Directive: Transcribe the listing in full, excluding any pictures.

Source excerpt:
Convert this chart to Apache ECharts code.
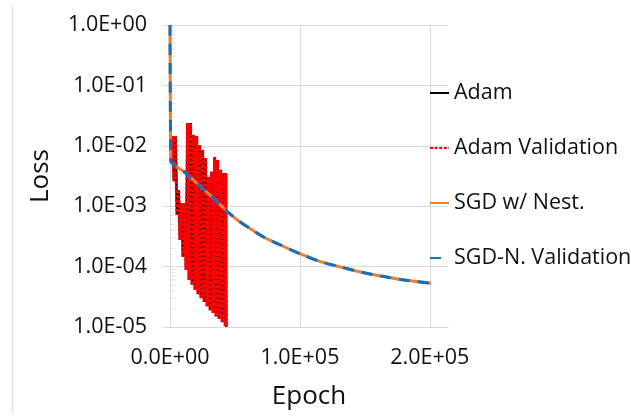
<!DOCTYPE html>
<html>
<head>
<meta charset="utf-8">
<script src="https://cdn.jsdelivr.net/npm/echarts@6/dist/echarts.min.js"></script>
<style>
html,body{margin:0;padding:0;background:#fff;}
#chart{width:631px;height:417px;}
</style>
</head>
<body>
<div id="chart"></div>
<script>
// ---- Data ----
const seriesNames = ['Adam', 'Adam Validation', 'SGD w/ Nest.', 'SGD-N. Validation'];

const adamEpochs = [800, 1900, 3100, 4200, 5400, 6600, 7700, 8900, 10000, 11200,
  12400, 13500, 14700, 15800, 17000, 18100, 19300, 20500, 21600, 22800,
  23900, 25100, 26300, 27400, 28600, 29700, 30900, 32000, 33200, 34400,
  35500, 36700, 37800, 39000, 40200, 41300, 42500, 43000, 43300];
const adamLoss = [5.4e-3, 1.45e-2, 2.6e-3, 1.45e-2, 7.2e-4, 1.85e-3, 2.8e-4, 1.13e-3, 1.44e-4, 1.13e-3,
  8.8e-5, 2.38e-2, 6.0e-5, 2.38e-2, 5.0e-5, 1.51e-2, 4.1e-5, 1.45e-2, 3.5e-5, 1.03e-2,
  3.0e-5, 8.5e-3, 2.6e-5, 6.3e-3, 2.2e-5, 3.0e-3, 1.9e-5, 3.7e-3, 1.7e-5, 6.5e-3,
  1.5e-5, 5.8e-3, 1.36e-5, 4.0e-3, 1.2e-5, 3.55e-3, 1.04e-5, 3.5e-3, 1.0e-5];
const adamValLoss = [5.4e-3, 1.45e-2, 2.6e-3, 1.45e-2, 7.2e-4, 1.85e-3, 2.8e-4, 1.13e-3, 1.44e-4, 1.13e-3,
  8.8e-5, 2.38e-2, 6.0e-5, 2.38e-2, 5.0e-5, 1.51e-2, 4.1e-5, 1.45e-2, 3.5e-5, 1.03e-2,
  3.0e-5, 8.5e-3, 2.6e-5, 6.3e-3, 2.2e-5, 3.0e-3, 1.9e-5, 3.7e-3, 1.7e-5, 6.5e-3,
  1.5e-5, 5.8e-3, 1.36e-5, 4.0e-3, 1.2e-5, 3.55e-3, 1.04e-5, 3.5e-3, 1.0e-5];

const sgdEpochs = [0, 500, 800, 11600, 21600, 32400, 42500, 52500, 63300, 73400,
  84900, 100400, 115800, 131300, 146700, 162200, 177600, 200800];
const sgdLoss = [1.0, 6.0e-3, 5.4e-3, 3.61e-3, 2.29e-3, 1.42e-3, 8.81e-4, 5.79e-4, 4.04e-4, 2.98e-4,
  2.28e-4, 1.62e-4, 1.21e-4, 9.85e-5, 8.14e-5, 6.99e-5, 6.11e-5, 5.29e-5];
const sgdValLoss = [1.0, 6.0e-3, 5.4e-3, 3.61e-3, 2.29e-3, 1.42e-3, 8.81e-4, 5.79e-4, 4.04e-4, 2.98e-4,
  2.28e-4, 1.62e-4, 1.21e-4, 9.85e-5, 8.14e-5, 6.99e-5, 6.11e-5, 5.29e-5];

const xTickValues = [0, 100000, 200000];
const yTickExponents = [0, -1, -2, -3, -4, -5];

// ---- Helpers ----
function pair(xs, ys) { return xs.map((x, i) => [x, ys[i]]); }
function sci(v) {
  if (v === 0) return '0.0E+00';
  const e = Math.floor(Math.log10(v) + 1e-9);
  const m = v / Math.pow(10, e);
  return m.toFixed(1) + 'E' + (e < 0 ? '-' : '+') + String(Math.abs(e)).padStart(2, '0');
}
// minor tick decoration for the log axis (2..9 in each decade)
const minorTicks = [];
for (let d = -5; d < 0; d++) for (let k = 2; k <= 9; k++) minorTicks.push([0, k * Math.pow(10, d)]);

const FONT = '"Open Sans", "Noto Sans", sans-serif';
const GRID = '#D9D9D9';
const FS = 21.5;

const chart = echarts.init(document.getElementById('chart'), null, { renderer: 'canvas' });
chart.setOption({
  animation: false,
  backgroundColor: '#fff',
  textStyle: { fontFamily: FONT },
  grid: { left: 170, right: 183, top: 25, bottom: 90, containLabel: false },
  graphic: [{
    type: 'line', silent: true,
    shape: { x1: 12.5, y1: 6, x2: 12.5, y2: 412 },
    style: { stroke: GRID, lineWidth: 1 }
  }],
  legend: {
    orient: 'vertical',
    left: 424, top: 76,
    itemGap: 31,
    itemWidth: 19, itemHeight: 14,
    itemStyle: { opacity: 0 },
    textStyle: { fontFamily: FONT, fontSize: FS, color: '#111', lineHeight: 24 },
    data: seriesNames
  },
  xAxis: {
    type: 'value',
    min: 0, max: 214000, interval: 100000,
    axisLine: { show: true, lineStyle: { color: GRID, width: 1 } },
    axisTick: { show: false },
    splitLine: { show: true, showMaxLine: false, lineStyle: { color: GRID, width: 1 } },
    axisLabel: {
      fontFamily: FONT, fontSize: FS, color: '#111', margin: 20,
      showMaxLabel: false,
      formatter: v => (xTickValues.indexOf(v) >= 0 ? sci(v) : '')
    },
    name: 'Epoch', nameLocation: 'middle', nameGap: 57,
    nameTextStyle: { fontFamily: FONT, fontSize: 26, color: '#111' }
  },
  yAxis: {
    type: 'log', logBase: 10,
    min: 1e-5, max: 1, splitNumber: 5,
    axisLine: { show: true, lineStyle: { color: GRID, width: 1 } },
    axisTick: { show: true, length: 7, lineStyle: { color: GRID } },
    splitLine: { show: true, lineStyle: { color: GRID, width: 1 } },
    axisLabel: {
      fontFamily: FONT, fontSize: FS, color: '#111', margin: 23,
      formatter: v => {
        const e = Math.round(Math.log10(v));
        return yTickExponents.indexOf(e) >= 0 ? sci(Math.pow(10, e)) : '';
      }
    },
    name: 'Loss', nameLocation: 'middle', nameGap: 116, nameRotate: 90,
    nameTextStyle: { fontFamily: FONT, fontSize: 26, color: '#111' }
  },
  series: [
    {
      name: 'Adam', type: 'line', data: pair(adamEpochs, adamLoss),
      showSymbol: false, symbol: 'none', z: 2,
      color: '#000', lineStyle: { color: '#000', width: 2.5 }
    },
    {
      name: 'Adam Validation', type: 'line', data: pair(adamEpochs, adamValLoss),
      showSymbol: false, symbol: 'none', z: 3,
      color: '#FF0000', lineStyle: { color: '#FF0000', width: 3.2, type: [3, 1.6] }
    },
    {
      name: 'SGD w/ Nest.', type: 'line', data: pair(sgdEpochs, sgdLoss),
      showSymbol: false, symbol: 'none', z: 4, smooth: 0.3,
      color: '#ED7D31', lineStyle: { color: '#ED7D31', width: 3 }
    },
    {
      name: 'SGD-N. Validation', type: 'line', data: pair(sgdEpochs, sgdValLoss),
      showSymbol: false, symbol: 'none', z: 5, smooth: 0.3,
      color: '#1570BE', lineStyle: { color: '#1570BE', width: 3, type: [11, 8] }
    },
    {
      name: 'minorTicks', type: 'scatter', data: minorTicks, silent: true, z: 1,
      symbol: 'rect', symbolSize: [5, 1], symbolOffset: [3, 0],
      itemStyle: { color: GRID }, clip: false
    }
  ]
});
</script>
</body>
</html>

Solution to this task:
Convert this chart to Apache ECharts code.
<!DOCTYPE html>
<html>
<head>
<meta charset="utf-8">
<script src="https://cdn.jsdelivr.net/npm/echarts@6/dist/echarts.min.js"></script>
<style>
html,body{margin:0;padding:0;background:#fff;}
#chart{width:631px;height:417px;}
</style>
</head>
<body>
<div id="chart"></div>
<script>
// ---- Data ----
const seriesNames = ['Adam', 'Adam Validation', 'SGD w/ Nest.', 'SGD-N. Validation'];

const adamEpochs = [800, 1900, 3100, 4200, 5400, 6600, 7700, 8900, 10000, 11200,
  12400, 13500, 14700, 15800, 17000, 18100, 19300, 20500, 21600, 22800,
  23900, 25100, 26300, 27400, 28600, 29700, 30900, 32000, 33200, 34400,
  35500, 36700, 37800, 39000, 40200, 41300, 42500, 43000, 43300];
const adamLoss = [5.4e-3, 1.45e-2, 2.6e-3, 1.45e-2, 7.2e-4, 1.85e-3, 2.8e-4, 1.13e-3, 1.44e-4, 1.13e-3,
  8.8e-5, 2.38e-2, 6.0e-5, 2.38e-2, 5.0e-5, 1.51e-2, 4.1e-5, 1.45e-2, 3.5e-5, 1.03e-2,
  3.0e-5, 8.5e-3, 2.6e-5, 6.3e-3, 2.2e-5, 3.0e-3, 1.9e-5, 3.7e-3, 1.7e-5, 6.5e-3,
  1.5e-5, 5.8e-3, 1.36e-5, 4.0e-3, 1.2e-5, 3.55e-3, 1.04e-5, 3.5e-3, 1.0e-5];
const adamValLoss = [5.4e-3, 1.45e-2, 2.6e-3, 1.45e-2, 7.2e-4, 1.85e-3, 2.8e-4, 1.13e-3, 1.44e-4, 1.13e-3,
  8.8e-5, 2.38e-2, 6.0e-5, 2.38e-2, 5.0e-5, 1.51e-2, 4.1e-5, 1.45e-2, 3.5e-5, 1.03e-2,
  3.0e-5, 8.5e-3, 2.6e-5, 6.3e-3, 2.2e-5, 3.0e-3, 1.9e-5, 3.7e-3, 1.7e-5, 6.5e-3,
  1.5e-5, 5.8e-3, 1.36e-5, 4.0e-3, 1.2e-5, 3.55e-3, 1.04e-5, 3.5e-3, 1.0e-5];

const sgdEpochs = [0, 500, 800, 11600, 21600, 32400, 42500, 52500, 63300, 73400,
  84900, 100400, 115800, 131300, 146700, 162200, 177600, 200800];
const sgdLoss = [1.0, 6.0e-3, 5.4e-3, 3.61e-3, 2.29e-3, 1.42e-3, 8.81e-4, 5.79e-4, 4.04e-4, 2.98e-4,
  2.28e-4, 1.62e-4, 1.21e-4, 9.85e-5, 8.14e-5, 6.99e-5, 6.11e-5, 5.29e-5];
const sgdValLoss = [1.0, 6.0e-3, 5.4e-3, 3.61e-3, 2.29e-3, 1.42e-3, 8.81e-4, 5.79e-4, 4.04e-4, 2.98e-4,
  2.28e-4, 1.62e-4, 1.21e-4, 9.85e-5, 8.14e-5, 6.99e-5, 6.11e-5, 5.29e-5];

const xTickValues = [0, 100000, 200000];
const yTickExponents = [0, -1, -2, -3, -4, -5];

// ---- Helpers ----
function pair(xs, ys) { return xs.map((x, i) => [x, ys[i]]); }
function sci(v) {
  if (v === 0) return '0.0E+00';
  const e = Math.floor(Math.log10(v) + 1e-9);
  const m = v / Math.pow(10, e);
  return m.toFixed(1) + 'E' + (e < 0 ? '-' : '+') + String(Math.abs(e)).padStart(2, '0');
}
// minor tick decoration for the log axis (2..9 in each decade)
const minorTicks = [];
for (let d = -5; d < 0; d++) for (let k = 2; k <= 9; k++) minorTicks.push([0, k * Math.pow(10, d)]);

const FONT = '"Open Sans", "Noto Sans", sans-serif';
const GRID = '#D9D9D9';
const FS = 21.5;

const chart = echarts.init(document.getElementById('chart'), null, { renderer: 'canvas' });
chart.setOption({
  animation: false,
  backgroundColor: '#fff',
  textStyle: { fontFamily: FONT },
  grid: { left: 170, right: 183, top: 25, bottom: 90, containLabel: false },
  graphic: [{
    type: 'line', silent: true,
    shape: { x1: 12.5, y1: 6, x2: 12.5, y2: 412 },
    style: { stroke: GRID, lineWidth: 1 }
  }],
  legend: {
    orient: 'vertical',
    left: 424, top: 76,
    itemGap: 31,
    itemWidth: 19, itemHeight: 14,
    itemStyle: { opacity: 0 },
    textStyle: { fontFamily: FONT, fontSize: FS, color: '#111', lineHeight: 24 },
    data: seriesNames
  },
  xAxis: {
    type: 'value',
    min: 0, max: 214000, interval: 100000,
    axisLine: { show: true, lineStyle: { color: GRID, width: 1 } },
    axisTick: { show: false },
    splitLine: { show: true, showMaxLine: false, lineStyle: { color: GRID, width: 1 } },
    axisLabel: {
      fontFamily: FONT, fontSize: FS, color: '#111', margin: 20,
      showMaxLabel: false,
      formatter: v => (xTickValues.indexOf(v) >= 0 ? sci(v) : '')
    },
    name: 'Epoch', nameLocation: 'middle', nameGap: 57,
    nameTextStyle: { fontFamily: FONT, fontSize: 26, color: '#111' }
  },
  yAxis: {
    type: 'log', logBase: 10,
    min: 1e-5, max: 1, splitNumber: 5,
    axisLine: { show: true, lineStyle: { color: GRID, width: 1 } },
    axisTick: { show: true, length: 7, lineStyle: { color: GRID } },
    splitLine: { show: true, lineStyle: { color: GRID, width: 1 } },
    axisLabel: {
      fontFamily: FONT, fontSize: FS, color: '#111', margin: 23,
      formatter: v => {
        const e = Math.round(Math.log10(v));
        return yTickExponents.indexOf(e) >= 0 ? sci(Math.pow(10, e)) : '';
      }
    },
    name: 'Loss', nameLocation: 'middle', nameGap: 116, nameRotate: 90,
    nameTextStyle: { fontFamily: FONT, fontSize: 26, color: '#111' }
  },
  series: [
    {
      name: 'Adam', type: 'line', data: pair(adamEpochs, adamLoss),
      showSymbol: false, symbol: 'none', z: 2,
      color: '#000', lineStyle: { color: '#000', width: 2.5 }
    },
    {
      name: 'Adam Validation', type: 'line', data: pair(adamEpochs, adamValLoss),
      showSymbol: false, symbol: 'none', z: 3,
      color: '#FF0000', lineStyle: { color: '#FF0000', width: 3.2, type: [3, 1.6] }
    },
    {
      name: 'SGD w/ Nest.', type: 'line', data: pair(sgdEpochs, sgdLoss),
      showSymbol: false, symbol: 'none', z: 4, smooth: 0.3,
      color: '#ED7D31', lineStyle: { color: '#ED7D31', width: 3 }
    },
    {
      name: 'SGD-N. Validation', type: 'line', data: pair(sgdEpochs, sgdValLoss),
      showSymbol: false, symbol: 'none', z: 5, smooth: 0.3,
      color: '#1570BE', lineStyle: { color: '#1570BE', width: 3, type: [11, 8] }
    },
    {
      name: 'minorTicks', type: 'scatter', data: minorTicks, silent: true, z: 1,
      symbol: 'rect', symbolSize: [5, 1], symbolOffset: [3, 0],
      itemStyle: { color: GRID }, clip: false
    }
  ]
});
</script>
</body>
</html>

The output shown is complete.